*PROBLEM TO WORK ON:*
Reproduce exactly, and nothing else, the lines from the one that contains "Write the Plotly code for this chart." through the one that contains "larg, haut = 632, 431". Leave the pictures out.

*DATA LISTING:*
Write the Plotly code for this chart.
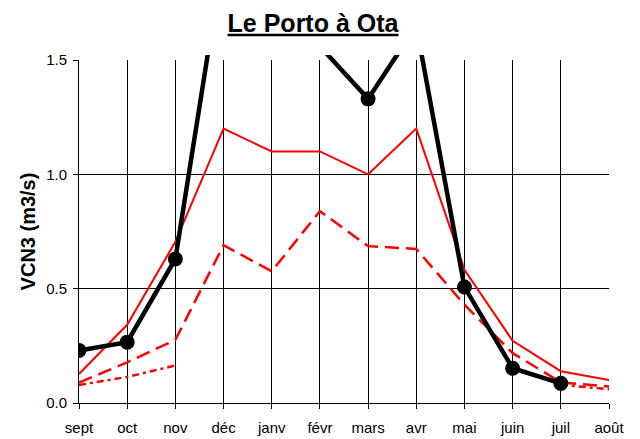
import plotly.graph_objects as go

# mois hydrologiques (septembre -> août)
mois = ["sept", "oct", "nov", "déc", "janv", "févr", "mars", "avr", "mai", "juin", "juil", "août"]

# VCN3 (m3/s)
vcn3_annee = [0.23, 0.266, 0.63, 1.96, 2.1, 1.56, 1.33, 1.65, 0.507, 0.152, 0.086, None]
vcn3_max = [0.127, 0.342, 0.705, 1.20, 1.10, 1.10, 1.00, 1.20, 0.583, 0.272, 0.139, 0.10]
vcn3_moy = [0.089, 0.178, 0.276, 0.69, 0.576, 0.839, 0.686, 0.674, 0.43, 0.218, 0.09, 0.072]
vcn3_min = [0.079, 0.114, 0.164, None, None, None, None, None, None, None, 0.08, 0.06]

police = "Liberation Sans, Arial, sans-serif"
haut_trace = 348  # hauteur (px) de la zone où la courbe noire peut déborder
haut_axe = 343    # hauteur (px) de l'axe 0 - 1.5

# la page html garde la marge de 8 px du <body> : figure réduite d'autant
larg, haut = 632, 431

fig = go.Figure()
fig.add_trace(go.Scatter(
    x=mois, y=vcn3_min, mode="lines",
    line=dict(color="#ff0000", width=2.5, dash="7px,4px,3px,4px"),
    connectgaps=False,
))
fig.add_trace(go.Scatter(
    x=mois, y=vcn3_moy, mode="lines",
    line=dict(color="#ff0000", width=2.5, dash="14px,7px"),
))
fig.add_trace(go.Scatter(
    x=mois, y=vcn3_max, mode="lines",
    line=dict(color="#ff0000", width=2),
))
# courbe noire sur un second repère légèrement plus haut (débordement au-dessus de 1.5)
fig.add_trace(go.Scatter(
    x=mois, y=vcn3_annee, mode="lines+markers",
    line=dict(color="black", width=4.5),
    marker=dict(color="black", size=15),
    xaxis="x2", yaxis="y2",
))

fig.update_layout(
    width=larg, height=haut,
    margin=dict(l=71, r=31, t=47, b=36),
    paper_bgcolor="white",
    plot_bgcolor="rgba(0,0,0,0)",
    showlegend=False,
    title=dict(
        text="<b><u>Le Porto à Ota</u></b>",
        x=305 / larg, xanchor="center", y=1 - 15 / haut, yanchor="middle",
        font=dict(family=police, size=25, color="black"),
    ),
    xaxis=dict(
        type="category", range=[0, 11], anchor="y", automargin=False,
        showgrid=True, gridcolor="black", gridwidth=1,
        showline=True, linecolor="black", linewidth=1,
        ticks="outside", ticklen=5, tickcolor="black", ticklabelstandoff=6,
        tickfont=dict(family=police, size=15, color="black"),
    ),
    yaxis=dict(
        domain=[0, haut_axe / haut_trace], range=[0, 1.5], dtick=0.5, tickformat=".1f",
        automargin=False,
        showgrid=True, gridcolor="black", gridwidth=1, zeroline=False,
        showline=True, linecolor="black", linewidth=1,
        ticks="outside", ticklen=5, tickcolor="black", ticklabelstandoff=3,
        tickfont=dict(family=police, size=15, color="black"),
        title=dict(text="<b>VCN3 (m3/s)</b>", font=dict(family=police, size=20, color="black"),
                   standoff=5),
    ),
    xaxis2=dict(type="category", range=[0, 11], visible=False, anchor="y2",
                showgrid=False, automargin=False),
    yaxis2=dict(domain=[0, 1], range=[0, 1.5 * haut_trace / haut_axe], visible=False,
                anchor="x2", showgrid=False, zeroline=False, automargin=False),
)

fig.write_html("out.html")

---

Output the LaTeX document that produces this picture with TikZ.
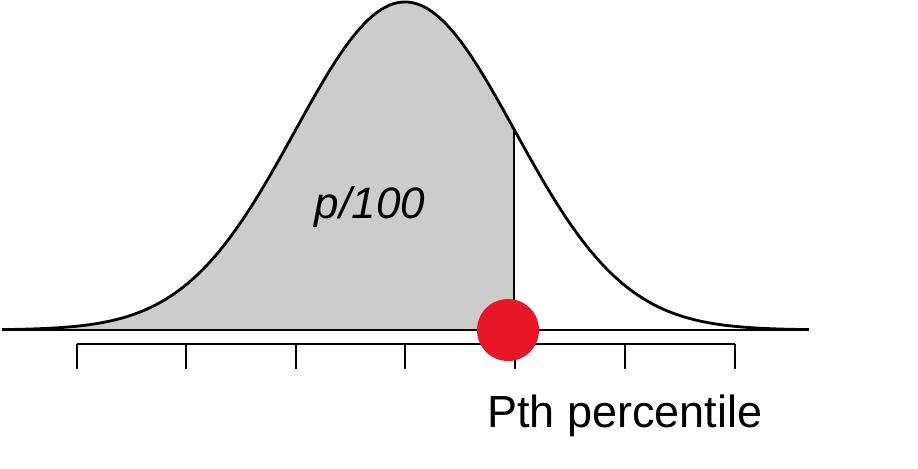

*SOLUTION TO THIS EXERCISE:*
Write the Plotly code for this chart.
import plotly.graph_objects as go

# mois hydrologiques (septembre -> août)
mois = ["sept", "oct", "nov", "déc", "janv", "févr", "mars", "avr", "mai", "juin", "juil", "août"]

# VCN3 (m3/s)
vcn3_annee = [0.23, 0.266, 0.63, 1.96, 2.1, 1.56, 1.33, 1.65, 0.507, 0.152, 0.086, None]
vcn3_max = [0.127, 0.342, 0.705, 1.20, 1.10, 1.10, 1.00, 1.20, 0.583, 0.272, 0.139, 0.10]
vcn3_moy = [0.089, 0.178, 0.276, 0.69, 0.576, 0.839, 0.686, 0.674, 0.43, 0.218, 0.09, 0.072]
vcn3_min = [0.079, 0.114, 0.164, None, None, None, None, None, None, None, 0.08, 0.06]

police = "Liberation Sans, Arial, sans-serif"
haut_trace = 348  # hauteur (px) de la zone où la courbe noire peut déborder
haut_axe = 343    # hauteur (px) de l'axe 0 - 1.5

# la page html garde la marge de 8 px du <body> : figure réduite d'autant
larg, haut = 632, 431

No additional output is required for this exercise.